Weimers Sorgen
Von Peter Merg
Einfach mal einen raushauen. Wenn die Aufregung groß ist, kann man immer noch zurückrudern und bleibt wenigstens im Gespräch. Das ist die Masche von Kulturstaatsminister Wolfram Weimer, mit der er uns noch über drei lange Jahre Restamtszeit in Atem halten wird, wenn nicht Fritze Merz ein Einsehen hat und ihn von seinem Elend erlöst. Weimers letzter Streich war wie berichtet der Vorstoß, staatlich geförderte Kulturinstitutionen sollten bitte das Gendern sein lassen, sonst – das schwang implizit mit – sei es vielleicht bald Essig mit der Förderung. Was jeder verstanden hatte, wollte Weimer am Mittwoch gegenüber den Zeitungen der Funke-Mediengruppe doch nicht gemeint haben: Es handele sich bloß um eine Empfehlung, »Regelsprache zu verwenden anstatt ideologischer Kunstsprachen«, der man Folge leisten könne oder eben nicht, wobei letzteres nun mal zur Entfremdung vom Publikum führe. Ein klassischer Weimer also.
Natürlich konnte er auch zum Jahrestag des Mauerbaus nicht stumm bleiben. Das wird man selbst ihm nachsehen müssen, es gehört zu seiner Jobbeschreibung, zu dem Anlass fleißig Hufeisen zu schmieden. Doch ach, wenn ihm dabei wenigstens mal etwas Neues einfallen würde. Im erwähnten Gespräch mit Harzkurier, Westfalenpost und Co. entdeckte Weimer den inneren Maurermeister. Brandschutzwälle müssten nicht nur gegenüber der AfD hochgezogen werden, sondern, Sie ahnen es bereits, auch gegenüber der Linken. Beide seien »gleichermaßen schlecht für Deutschland«.

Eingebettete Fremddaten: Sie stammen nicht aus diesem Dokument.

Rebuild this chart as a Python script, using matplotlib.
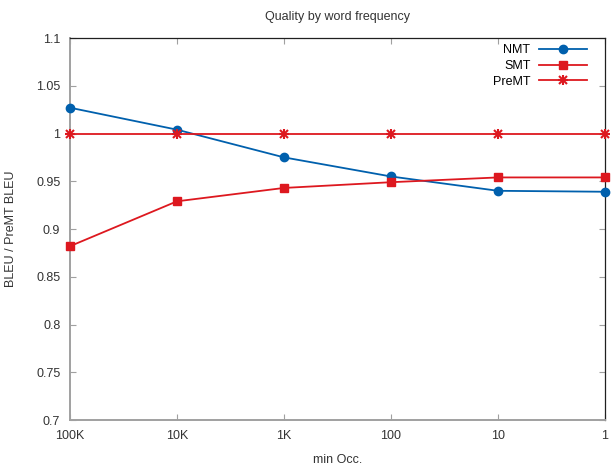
import matplotlib
matplotlib.use("Agg")
import matplotlib.pyplot as plt
from matplotlib.legend_handler import HandlerTuple

CATEGORIES = ["100K", "10K", "1K", "100", "10", "1"]
NMT   = [1.027, 1.004, 0.975, 0.955, 0.940, 0.939]
SMT   = [0.882, 0.929, 0.943, 0.949, 0.954, 0.954]
PREMT = [1.0, 1.0, 1.0, 1.0, 1.0, 1.0]
Y_TICKS = [0.7, 0.75, 0.8, 0.85, 0.9, 0.95, 1.0, 1.05, 1.1]
Y_TICK_LABELS = ["0.7", "0.75", "0.8", "0.85", "0.9", "0.95", "1", "1.05", "1.1"]

BLUE = "#0060ad"
RED = "#dd181f"
GRAY = "#a0a0a0"
TEXT = "#333333"

plt.rcParams["font.family"] = ["Liberation Sans", "DejaVu Sans"]

fig = plt.figure(figsize=(6.13, 4.76), dpi=100)
ax = fig.add_axes([70 / 613, 56 / 476, 535 / 613, 382 / 476])

x = list(range(len(CATEGORIES)))
h1, = ax.plot(x, NMT, color=BLUE, marker="o", markersize=6, linewidth=1.3,
              clip_on=False, zorder=5)
h2, = ax.plot(x, SMT, color=RED, marker="s", markersize=6, linewidth=1.3,
              clip_on=False, zorder=5)
h3, = ax.plot(x, PREMT, color=RED, marker="x", markersize=6, markeredgewidth=1.5,
              linewidth=1.3, clip_on=False, zorder=5)
h3b, = ax.plot(x, PREMT, color=RED, marker="+", markersize=7.5, markeredgewidth=1.5,
               linewidth=0, clip_on=False, zorder=5)

ax.set_xlim(0, len(CATEGORIES) - 1)
ax.set_ylim(0.7, 1.1)
ax.set_xticks(x)
ax.set_xticklabels(CATEGORIES)
ax.set_yticks(Y_TICKS)
ax.set_yticklabels(Y_TICK_LABELS)
ax.tick_params(direction="in", length=4, color=GRAY, labelsize=9, labelcolor=TEXT,
               top=True, right=True, pad=7)
for side, s in ax.spines.items():
    s.set_color(GRAY if side in ("left", "bottom") else "#202020")
    s.set_linewidth(1.4 if side in ("left", "bottom") else 0.9)

ax.set_xlabel("min Occ.", fontsize=9, color=TEXT, labelpad=9)
ax.set_ylabel("BLEU / PreMT BLEU", fontsize=9, color=TEXT, labelpad=14)
ax.set_title("Quality by word frequency", fontsize=9, color=TEXT, pad=13)

ax.legend([h1, h2, (h3, h3b)], ["NMT", "SMT", "PreMT"],
          handler_map={tuple: HandlerTuple(ndivide=1, pad=0)},
          loc="upper right", bbox_to_anchor=(1 - 12 / 535, 1.0),
          frameon=False, markerfirst=False, fontsize=9,
          handlelength=3.8, labelspacing=0.3, borderaxespad=0.1,
          handletextpad=0.7)

plt.savefig("out.png", dpi=100)
plt.close()
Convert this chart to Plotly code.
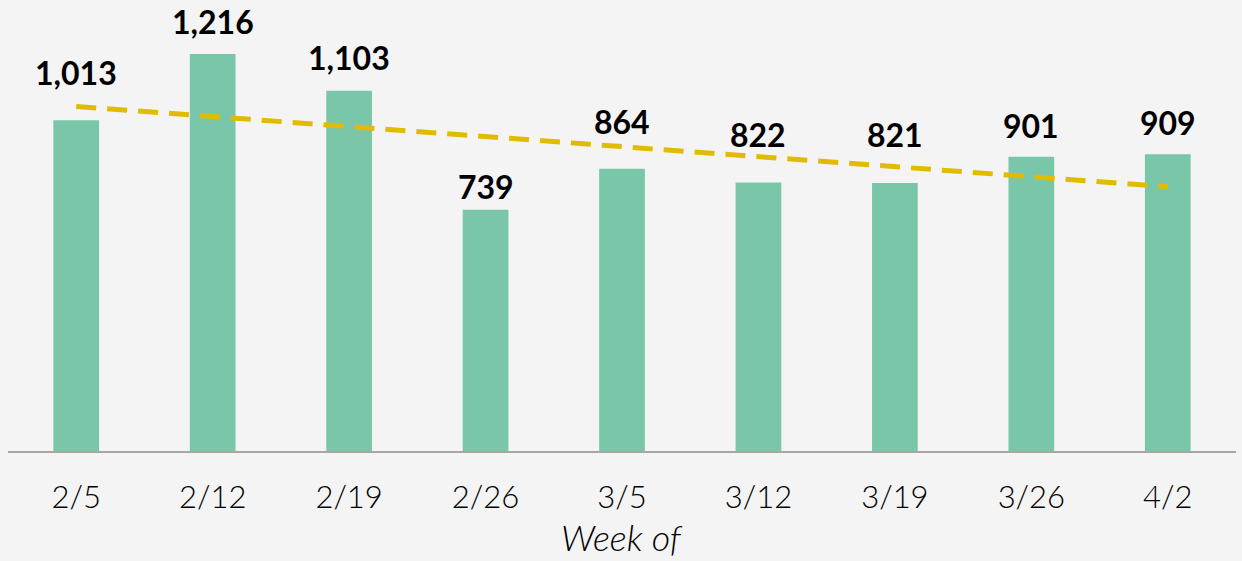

Womit hat die Linkspartei das bloß verdient? Ihr Spitzenpersonal betont doch schon, bei Themen von Rüstungsvorhaben bis Renteneintrittsalter »gesprächsbereit« zu sein, wenn man ihr nur einen Fitzelchen Macht gäbe, und sei es ein Sitz im Geheimdienstkontrollgremium. Weimers Begründung: Die Linke sei »natürlich eine andere Kategorie als die AfD, aber sie will auch eine andere Republik«. Eine mit einigermaßen bezahlbaren Mieten, Reichensteuer und schöneren Sportplätzen. Was bekanntermaßen fast schon Kommunismus ist, weshalb Weimer Stacheldraht und Selbstschussanlage bereits riechen kann. Die Linkspartei sei »nicht irgendeine linke Gruppierung, sondern die direkte Rechtsnachfolgerin der SED – der Partei der Mauerbauer und Folterknechte in der DDR«. Doppelt ach.
Wo soll man da anfangen? Wirklich noch mal den Unterschied zwischen Pieck und Reichinnek erklären? Warum die einen dem bundesrepublikanischen Spitzenpersonal den Mund schäumen, die anderen ihn nur belustigt kräuseln lassen? Sollte man ihm ein paar blaue und rote Bände an den Kopf werfen? Es nützte ja nichts. Man wundert sich nur, wie er ständig derlei vor sich hin schwallern kann, ohne dass ihm selbst die Füße einschlafen.